Three machine learning algorithms were used including the support vector machine (SVM), deep neural network (DNN), and light gradient boosting machine (LGBM). The SVM models used four kernels including linear, polynomial, sigmoid, and radial basis functions. For each kernel, ten-fold cross-validation and the best hyperparameter using grid search (cost, gamma, degree, and coefficients) were performed. The kernels corresponding to the highest area under the receiver operating characteristic curve (AUROC) were derived from the final model. In the DNN model, optimal hyperparameters consisting of the size (number of hidden nodes) and decay (parameter for weight decay) with 10-fold cross-validation and grid search were determined. When developing the SVM and DNN models, the continuous features were normalized, and categorical features were processed as a one-hot encoding. In the LGBM model, hyperparameters (max_bin, learning rate, boosting method, and nrounds) were adjusted, and the model with the highest AUROC was selected for comparison.
For performance indices, AUROC, accuracy, F1 score, Matthews correlation coefficient (MCC), and area under the precision-recall curve (AUPRC) were measured in the testing set.

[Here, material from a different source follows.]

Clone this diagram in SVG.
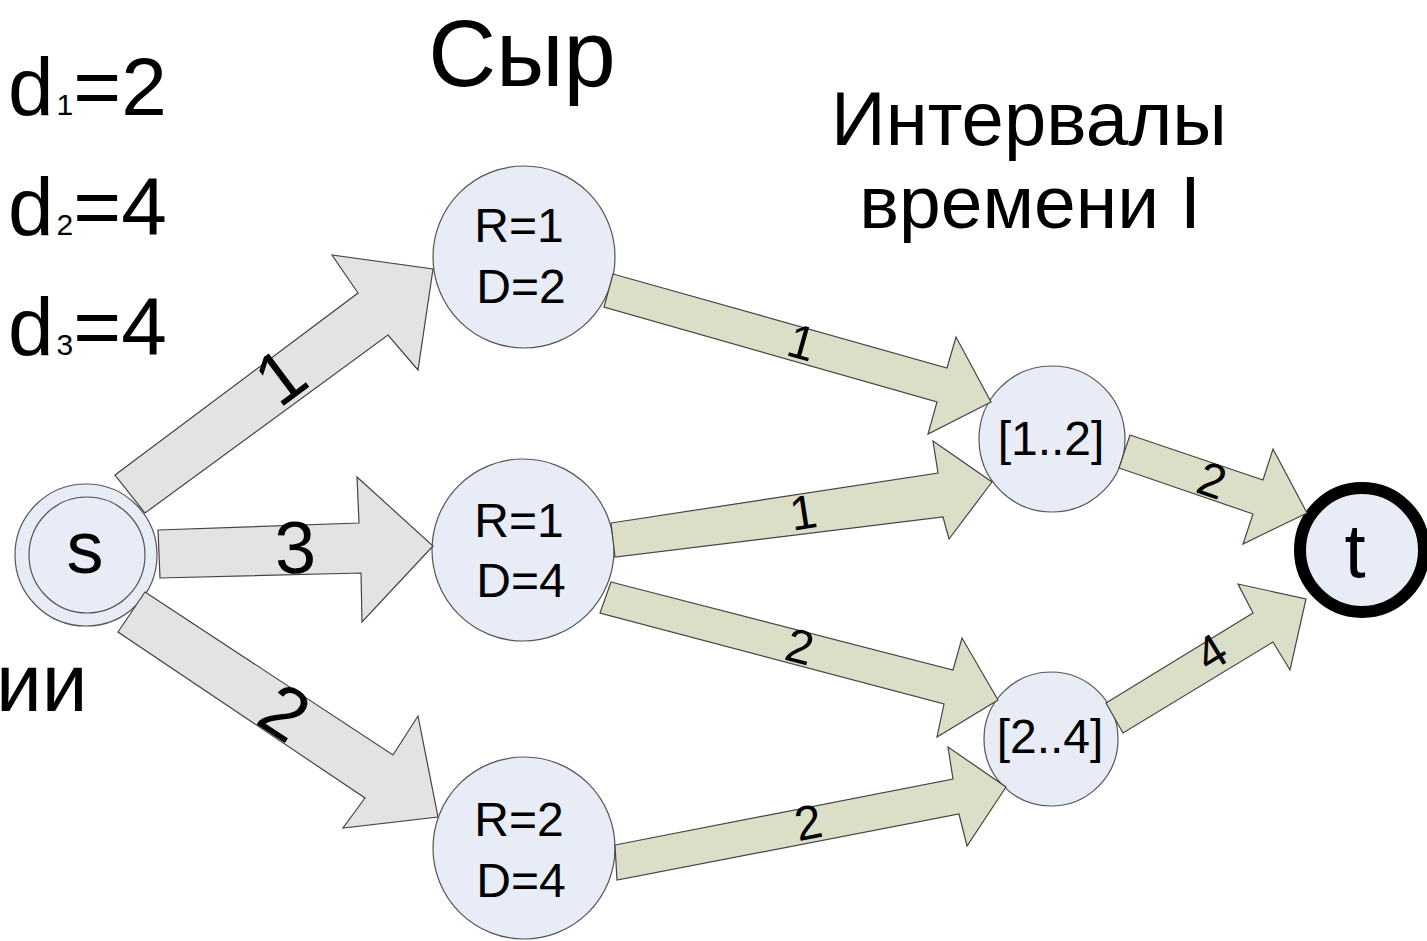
<svg xmlns="http://www.w3.org/2000/svg" width="1427" height="941" viewBox="0 0 1427 941">
<style>
text{font-family:"Liberation Sans",Arial,sans-serif;fill:#000}
.node{fill:#e7ecf6;stroke:#555;stroke-width:1.2}
.garr{fill:#e3e3e3;stroke:#444;stroke-width:1.2;stroke-linejoin:miter}
.oarr{fill:#dcdfc8;stroke:#444;stroke-width:1.2;stroke-linejoin:miter}
.nt{font-size:48px;text-anchor:middle}
.big{font-size:82px}
.gl{font-size:74px;text-anchor:middle}
.ol{font-size:48px;text-anchor:middle}
</style>
<rect width="1427" height="941" fill="#fff"/>
<g id="labels">
<text class="big" x="8" y="115">d<tspan font-size="30" dx="3">1</tspan>=2</text>
<text class="big" x="8" y="235">d<tspan font-size="30" dx="3">2</tspan>=4</text>
<text class="big" x="8" y="355">d<tspan font-size="30" dx="3">3</tspan>=4</text>
<text x="522" y="86" font-size="94" text-anchor="middle">Сыр</text>
<text x="1029" y="145" font-size="76" text-anchor="middle">Интервалы</text>
<text x="1030" y="228" font-size="75" text-anchor="middle">времени I</text>
<text x="-4" y="711" font-size="82">ии</text>
</g>
<g id="node-s">
<circle class="node" cx="86" cy="555" r="71"/>
<circle class="node" cx="87" cy="555" r="58"/>
<text x="85" y="573" font-size="74" text-anchor="middle">s</text>
</g>
<g id="node-r1d2">
<circle class="node" cx="524" cy="257" r="91"/>
<text class="nt" x="519" y="242">R=1</text>
<text class="nt" x="521" y="303">D=2</text>
</g>
<g id="node-r1d4">
<circle class="node" cx="523" cy="550" r="91"/>
<text class="nt" x="519" y="537">R=1</text>
<text class="nt" x="521" y="597">D=4</text>
</g>
<g id="node-r2d4">
<circle class="node" cx="524" cy="848" r="91"/>
<text class="nt" x="519" y="836">R=2</text>
<text class="nt" x="521" y="897">D=4</text>
</g>
<g id="node-i12">
<circle class="node" cx="1052" cy="439" r="73"/>
<text class="nt" x="1051" y="455">[1..2]</text>
</g>
<g id="node-i24">
<circle class="node" cx="1051" cy="739" r="67"/>
<text class="nt" x="1050" y="753">[2..4]</text>
</g>
<g id="node-t">
<circle cx="1362" cy="550" r="62" fill="#e7ecf6" stroke="#000" stroke-width="12"/>
<text x="1355" y="577" font-size="76" text-anchor="middle">t</text>
</g>
<g id="connectors">
<polygon class="garr" points="115,475 358,293 332,255 433,269 418,370 388,335 145,513"/>
<polygon class="garr" points="158,530 359,523 357,477 433,546 362,622 361,573 160,578"/>
<polygon class="garr" points="145,592 393,755 418,716 438,817 343,828 365,798 118,632"/>
<polygon class="oarr" points="613,274 947,368 956,337 991,402 928,434 937,402 604,307"/>
<polygon class="oarr" points="611,523 938,473 933,441 992,482 949,539 943,517 615,557"/>
<polygon class="oarr" points="611,582 953,670 962,638 998,700 937,737 944,704 600,613"/>
<polygon class="oarr" points="615,845 953,779 948,747 1006,787 967,846 959,814 617,880"/>
<polygon class="oarr" points="1130,435 1263,480 1273,449 1307,513 1243,544 1253,514 1119,468"/>
<polygon class="oarr" points="1106,703 1253,613 1238,584 1306,599 1290,670 1273,642 1123,733"/>
<g transform="translate(280,376) rotate(-37)"><text class="gl" y="26">1</text></g>
<g transform="translate(295,546) rotate(-2)"><text class="gl" y="27">3</text></g>
<g transform="translate(285,712) rotate(33)"><text class="gl" y="26">2</text></g>
<g transform="translate(802,342) rotate(15.7)"><text class="ol" y="17">1</text></g>
<g transform="translate(803,512) rotate(-8.7)"><text class="ol" y="17">1</text></g>
<g transform="translate(800,646) rotate(14.4)"><text class="ol" y="17">2</text></g>
<g transform="translate(808,822) rotate(-11)"><text class="ol" y="17">2</text></g>
<g transform="translate(1212,480) rotate(18.7)"><text class="ol" y="17">2</text></g>
<g transform="translate(1211,652) rotate(-31.5)"><text class="ol" y="17">4</text></g>
</g>
</svg>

The AUROCs were compared between models using the DeLong test. MCC is an informative and truthful score in evaluating binary classification compared to accuracy and F1 score [17]. The MCC values of + 1, 0, and − 1 represent perfect prediction, average random prediction, and inverse prediction, respectively. The threshold was determined when the F1 score was the highest. For calibration, Brier's scores were calculated, with those closer to 0 indicating good calibration. We ranked the importance of features in developing the DNN and LGBM models. The performance of machine learning models with variable numbers of features in order of ranking were also evaluated. P values less than 0.05 were considered significant.